Please do not forget the edge!
How did Cologne get onto the international art map in the middle of the Adenauer era? Thanks to the private initiative of Mary Bauermeister, you find out right at the beginning of the labyrinthine tour. She converted her studio at Lintgasse 28 into an anarchic playground for the Fluxus movement. This is where the original cell met before being awarded the label at the first official Fluxus Festival in Wiesbaden in 1962. Nam June Paik, Christo, Joseph Beuys, Merce Cunnigham and many others came to the experimental concerts and performances, attracted by the progressive profile of WDR, which caused an international furore with its studio for electronic art.
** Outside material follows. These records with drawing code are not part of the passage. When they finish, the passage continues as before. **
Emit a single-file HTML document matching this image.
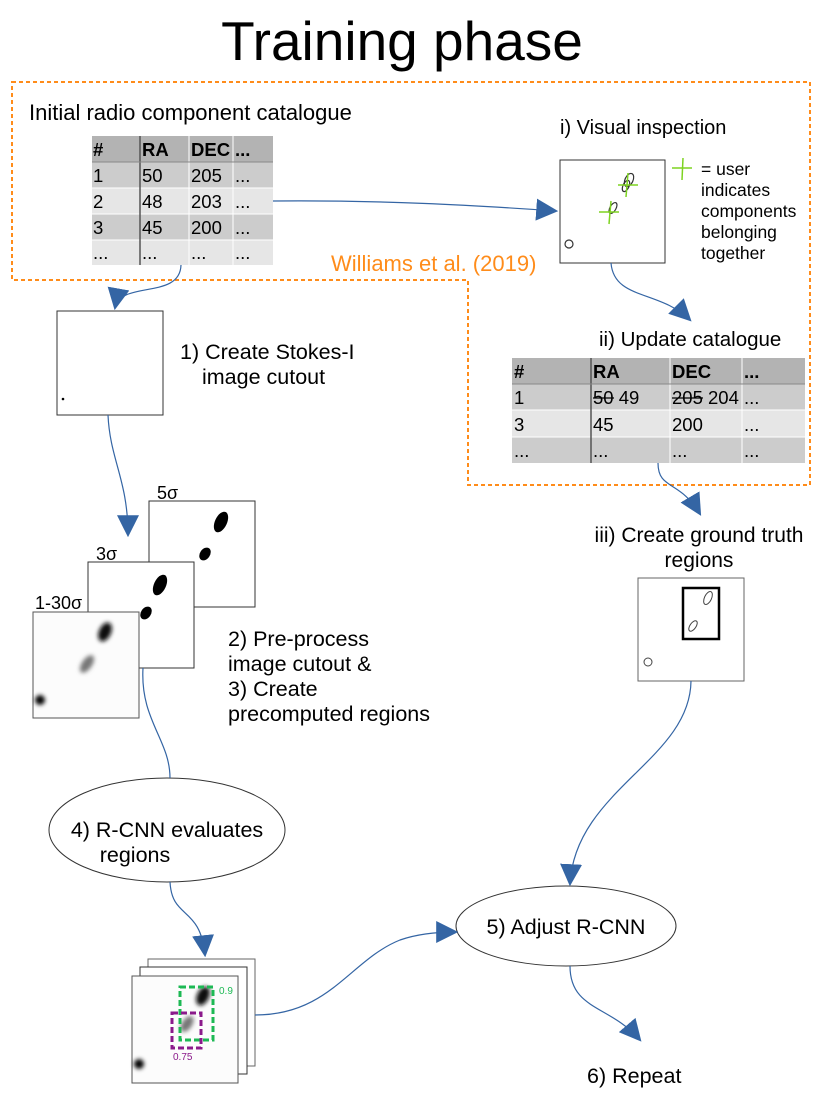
<!DOCTYPE html>
<html><head><meta charset="utf-8"><style>
html,body{margin:0;padding:0;background:#fff;}
svg{display:block;font-family:"Liberation Sans",sans-serif;}
</style></head><body>
<svg width="822" height="1114" viewBox="0 0 822 1114" xmlns="http://www.w3.org/2000/svg">
<defs>
<marker id="ah" viewBox="0 0 10 10" refX="9" refY="5" markerWidth="22" markerHeight="22" markerUnits="userSpaceOnUse" orient="auto">
<path d="M0,0 L10,5 L0,10 z" fill="#3465a4"/></marker>
<filter id="bl"><feGaussianBlur stdDeviation="2"/></filter>
</defs>
<text x="402" y="60" font-size="55" text-anchor="middle" fill="#000">Training phase</text>
<path d="M12,82 H810 V485 H468 V280 H12 Z" fill="none" stroke="#ff8c1a" stroke-width="2" stroke-dasharray="4,3"/>
<text x="29" y="120" font-size="22">Initial radio component catalogue</text>
<text x="331" y="271" font-size="22" fill="#ff8c1a">Williams et al. (2019)</text>
<g font-size="18.5">
<rect x="92" y="136" width="181" height="26" fill="#b3b3b3"/>
<rect x="92" y="162" width="181" height="26" fill="#cccccc"/>
<rect x="92" y="188" width="181" height="26" fill="#e6e6e6"/>
<rect x="92" y="214" width="181" height="26" fill="#cccccc"/>
<rect x="92" y="240" width="181" height="25" fill="#e6e6e6"/>
<g stroke="#fff" stroke-width="1"><line x1="189" y1="136" x2="189" y2="265"/><line x1="233" y1="136" x2="233" y2="265"/><line x1="92" y1="188" x2="273" y2="188"/><line x1="92" y1="214" x2="273" y2="214"/><line x1="92" y1="240" x2="273" y2="240"/></g>
<line x1="140" y1="136" x2="140" y2="265" stroke="#555" stroke-width="1.5"/>
<line x1="92" y1="162" x2="273" y2="162" stroke="#888" stroke-width="1"/>
<g font-weight="bold"><text x="93" y="156">#</text><text x="142" y="156">RA</text><text x="191" y="156">DEC</text><text x="235" y="156">...</text></g>
<text x="93" y="182">1</text><text x="142" y="182">50</text><text x="191" y="182">205</text><text x="235" y="182">...</text>
<text x="93" y="208">2</text><text x="142" y="208">48</text><text x="191" y="208">203</text><text x="235" y="208">...</text>
<text x="93" y="234">3</text><text x="142" y="234">45</text><text x="191" y="234">200</text><text x="235" y="234">...</text>
<text x="93" y="259">...</text><text x="142" y="259">...</text><text x="191" y="259">...</text><text x="235" y="259">...</text>
</g>
<text x="560" y="134" font-size="20">i) Visual inspection</text>
<rect x="560" y="160" width="105" height="103" fill="#fff" stroke="#333" stroke-width="1"/>
<g fill="none" stroke="#333" stroke-width="1.2">
<ellipse cx="629" cy="180" rx="4" ry="7" transform="rotate(25 629 180)"/>
<ellipse cx="626" cy="186" rx="3" ry="6" transform="rotate(25 626 186)"/>
<ellipse cx="613" cy="208" rx="3" ry="6" transform="rotate(30 613 208)"/>
<circle cx="569" cy="244" r="4"/>
</g>
<g stroke="#7ed321" stroke-width="1.5">
<line x1="618" y1="185" x2="638" y2="185"/><line x1="628" y1="173" x2="626" y2="197"/>
<line x1="599" y1="212" x2="619" y2="212"/><line x1="611" y1="201" x2="609" y2="224"/>
<line x1="672" y1="168" x2="692" y2="168"/><line x1="683" y1="158" x2="682" y2="180"/>
</g>
<g font-size="17.5"><text x="701" y="175">= user</text><text x="701" y="196">indicates</text><text x="701" y="217">components</text><text x="701" y="238">belonging</text><text x="701" y="259">together</text></g>
<text x="599" y="346" font-size="20.5">ii) Update catalogue</text>
<g font-size="18.5">
<rect x="512" y="358" width="293" height="26" fill="#b3b3b3"/>
<rect x="512" y="384" width="293" height="26" fill="#cccccc"/>
<rect x="512" y="410" width="293" height="27" fill="#e6e6e6"/>
<rect x="512" y="437" width="293" height="26" fill="#cccccc"/>
<g stroke="#fff"><line x1="670" y1="358" x2="670" y2="463"/><line x1="742" y1="358" x2="742" y2="463"/><line x1="512" y1="410" x2="805" y2="410"/><line x1="512" y1="437" x2="805" y2="437"/></g>
<line x1="591" y1="358" x2="591" y2="463" stroke="#555" stroke-width="1.5"/>
<line x1="512" y1="384" x2="805" y2="384" stroke="#888"/>
<g font-weight="bold"><text x="514" y="378">#</text><text x="593" y="378">RA</text><text x="672" y="378">DEC</text><text x="744" y="378">...</text></g>
<text x="514" y="404">1</text><text x="593" y="404">50 49</text><text x="672" y="404">205 204</text><text x="744" y="404">...</text>
<line x1="593" y1="398" x2="614" y2="398" stroke="#000" stroke-width="1.3"/>
<line x1="672" y1="398" x2="703" y2="398" stroke="#000" stroke-width="1.3"/>
<text x="514" y="431">3</text><text x="593" y="431">45</text><text x="672" y="431">200</text><text x="744" y="431">...</text>
<text x="514" y="457">...</text><text x="593" y="457">...</text><text x="672" y="457">...</text><text x="744" y="457">...</text>
</g>
<text x="699" y="542" font-size="21" text-anchor="middle">iii) Create ground truth</text>
<text x="699" y="567" font-size="21" text-anchor="middle">regions</text>
<rect x="638" y="578" width="106" height="103" fill="#fff" stroke="#666" stroke-width="1"/>
<rect x="683" y="588" width="36" height="51" fill="none" stroke="#000" stroke-width="2.5"/>
<g fill="none" stroke="#444" stroke-width="1"><ellipse cx="708" cy="598" rx="3.5" ry="7" transform="rotate(25 708 598)"/><ellipse cx="693" cy="626" rx="3" ry="6" transform="rotate(35 693 626)"/><circle cx="648" cy="662" r="4"/></g>
<rect x="57" y="311" width="106" height="104" fill="#fff" stroke="#333" stroke-width="1"/>
<circle cx="63" cy="399" r="1.3" fill="#000"/>
<text x="180" y="359" font-size="21.5">1) Create Stokes-I</text>
<text x="202" y="384" font-size="21.5">image cutout</text>
<text x="157" y="499" font-size="18">5σ</text>
<rect x="149" y="501" width="106" height="106" fill="#fff" stroke="#333"/>
<g fill="#000"><ellipse cx="221" cy="522" rx="6" ry="11" transform="rotate(25 221 522)"/><ellipse cx="205" cy="554" rx="5" ry="7" transform="rotate(35 205 554)"/></g>
<text x="96" y="560" font-size="18">3σ</text>
<rect x="88" y="562" width="106" height="106" fill="#fff" stroke="#333"/>
<g fill="#000"><ellipse cx="160" cy="585" rx="6" ry="11" transform="rotate(25 160 585)"/><ellipse cx="146" cy="613" rx="5" ry="7" transform="rotate(35 146 613)"/></g>
<text x="35" y="609" font-size="18">1-30σ</text>
<rect x="33" y="612" width="106" height="106" fill="#fcfcfc" stroke="#555"/>
<g filter="url(#bl)"><ellipse cx="105" cy="632" rx="6" ry="10" transform="rotate(25 105 632)" fill="#111"/><ellipse cx="87" cy="664" rx="5" ry="10" transform="rotate(35 87 664)" fill="#777"/><circle cx="40" cy="700" r="5" fill="#000"/></g>
<g font-size="21.5"><text x="228" y="646">2) Pre-process</text><text x="228" y="671">image cutout &amp;</text><text x="228" y="696">3) Create</text><text x="228" y="721">precomputed regions</text></g>
<ellipse cx="167" cy="830" rx="118" ry="52" fill="#fff" stroke="#333"/>
<text x="167" y="837" font-size="21.5" text-anchor="middle">4) R-CNN evaluates</text>
<text x="135" y="862" font-size="21.5" text-anchor="middle">regions</text>
<ellipse cx="566" cy="926" rx="110" ry="40" fill="#fff" stroke="#333"/>
<text x="566" y="934" font-size="21.5" text-anchor="middle">5) Adjust R-CNN</text>
<text x="587" y="1083" font-size="21.5">6) Repeat</text>
<rect x="148" y="959" width="107" height="107" fill="#fff" stroke="#666"/>
<rect x="140" y="967" width="107" height="107" fill="#fff" stroke="#333"/>
<rect x="132" y="976" width="106" height="107" fill="#fcfcfc" stroke="#555"/>
<g filter="url(#bl)"><ellipse cx="203" cy="996" rx="6" ry="10" transform="rotate(25 203 996)" fill="#111"/><ellipse cx="187" cy="1024" rx="5" ry="9" transform="rotate(35 187 1024)" fill="#777"/><circle cx="139" cy="1064" r="5" fill="#000"/></g>
<rect x="180" y="987" width="33" height="53" fill="none" stroke="#1db954" stroke-width="3" stroke-dasharray="6,3"/>
<text x="219" y="994" font-size="10" fill="#1db954">0.9</text>
<rect x="172" y="1013" width="29" height="35" fill="none" stroke="#8b1a8b" stroke-width="3" stroke-dasharray="6,3"/>
<text x="173" y="1060" font-size="10" fill="#8b1a8b">0.75</text>
<g fill="none" stroke="#3465a4" stroke-width="1.2">
<path d="M273,201 C380,200 470,205 556,211" marker-end="url(#ah)"/>
<path d="M181,265 C180,300 120,280 115,308" marker-end="url(#ah)"/>
<path d="M611,263 C614,300 660,290 690,320" marker-end="url(#ah)"/>
<path d="M658,463 C658,490 680,480 700,514" marker-end="url(#ah)"/>
<path d="M108,415 C110,460 128,480 128,535" marker-end="url(#ah)"/>
<path d="M143,668 C140,720 170,740 170,778"/>
<path d="M170,882 C172,920 200,905 205,955" marker-end="url(#ah)"/>
<path d="M255,1015 C330,1015 350,960 400,940 C420,933 440,932 456,932" marker-end="url(#ah)"/>
<path d="M691,681 C690,760 575,790 570,884" marker-end="url(#ah)"/>
<path d="M570,966 C570,1010 610,1005 640,1040" marker-end="url(#ah)"/>
</g>
</svg>
</body></html>
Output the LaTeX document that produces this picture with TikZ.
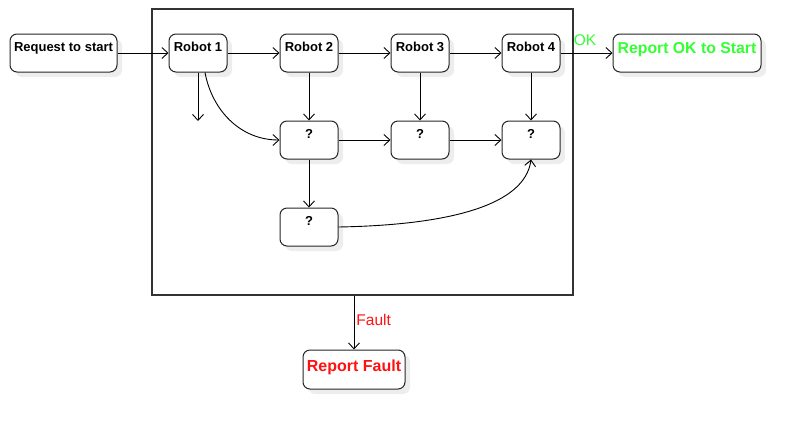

After a concert in the broadcasting hall, a visit to Mary Bauermeister's attic flat was a must for any aesthetically open-minded reformer. The trained double bassist Ben Patterson also performed here. The US-American came to the cathedral city to learn electronic composition from Stockhausen, but did not expect to meet John Cage, who converted him to chance music. He was able to perform some of his compositions in Wuppertal at the Galerie Parnass, but with little success. In 1962, he organised the Wiesbaden Fluxus Festival with George Maciunas, but remained an outsider in the white-dominated art scene.
Ursula Burghardt in a self-portrait from 1981. Photo: © Künstler:innenarchiv of Stiftung Kunstfonds, Estate of Ursula Burghardt
Radical community experiences
It was a similar story for the sculptor Ursula Burghardt, the second protagonist of the exhibition curated by Barbara Engelbach. Born in Halle an der Saale to Jewish parents who fled to South America to escape the Nazis, she came to Cologne with her husband, the composer Mauricio Kagel, after she had stopped making abstract wooden sculptures because she found them too conventional. She began to explore the possibilities of metal and took an evening course in oxyacetylene welding.
Patterson and Burghardt met at Bauermeister's in 1960 and from then on worked on expanding the classical concept of art through radical communal experiences. What Dada had demonstrated at the beginning of the 20th century was suddenly topical again. Music took centre stage, for example when pianos were dismembered in front of an enraged audience. Destructive fun was just as much a part of Cologne's Fluxus as exuberant performances in private homes, which can be studied on countless black and white photographic wallpapers. In front of them are display cases with composition sketches, flanked by objects from the chance workshop of George Brecht, Wolf Vostell and Daniel Spoerri. They were shown in 1961 in the house of architect Peter Neufert alongside a sculpture by Burghardt and a shooting action in the name of Niki de Saint Phalle.
Attention through donations
The artist and musician Benjamin Patterson in 1989. Photo: © Wolfgang Träger
But why bring Burghardt and Patterson, of all people, two footnotes of this turbulent time, to the forefront? ‘Our museum is closely linked to Fluxus, not just Pop Art,’ says Director Yilmaz Dziewior. It was only through additional purchases, including from the collection of the former head restorer of the Ludwig Museum, Wolfgang Hahn, that these two artists came to the fore again. ‘Some of Burghardt's works were donated to the Kunststiftung am Museum Ludwig by Deborah and Pamela Kagel in 2009. In 2022, we acquired a series of works by Patterson with a view to the exhibition.’ The duo is also interesting because of their experiences of discrimination in the old Federal Republic. For Burghardt, the denial of his own perpetration, which was not uncommon in post-war society, was a burden. Patterson experienced racism in the rejection of his relationship with Pyla and also as a representative of the American allies.
Burghardt's Fluxus period is represented by the set design for a Beethoven film. Fictitious rooms of the Beethoven House were to be designed for the 1970 WDR production. She built a living room with petty bourgeois furniture, which she covered with aluminium sheeting. The silvery material elevated the room to a glamorous world, in which a man's shirt made of aluminium can also be found. It bears the slogan of the Persil company, a reference to the clean-washing certificates of exoneration after 1945. Her voice fell silent in the 1970s. It was not until the early 1980s that she returned with figurative drawings.
Patterson's retreat lasted two decades. In 1963, he returned to New York from Paris, where he had explored text and image in the ‘Puzzle Poems’ in several gallery exhibitions, and worked in classical music management. In 1985, he teamed up with the Schüppenhauer Gallery in Cologne and put on a performance for which he led Cologne residents through the streets blindfolded and with noisy cans tied to their ankles. Unlike most Fluxus participants, he did not shy away from bringing politics into play. He came up with a biting collage of briefcases on the CDU's black money affair. With his travelling museum of the unconscious, he later made guest appearances in Namibia and Israel, both key sites of German crimes.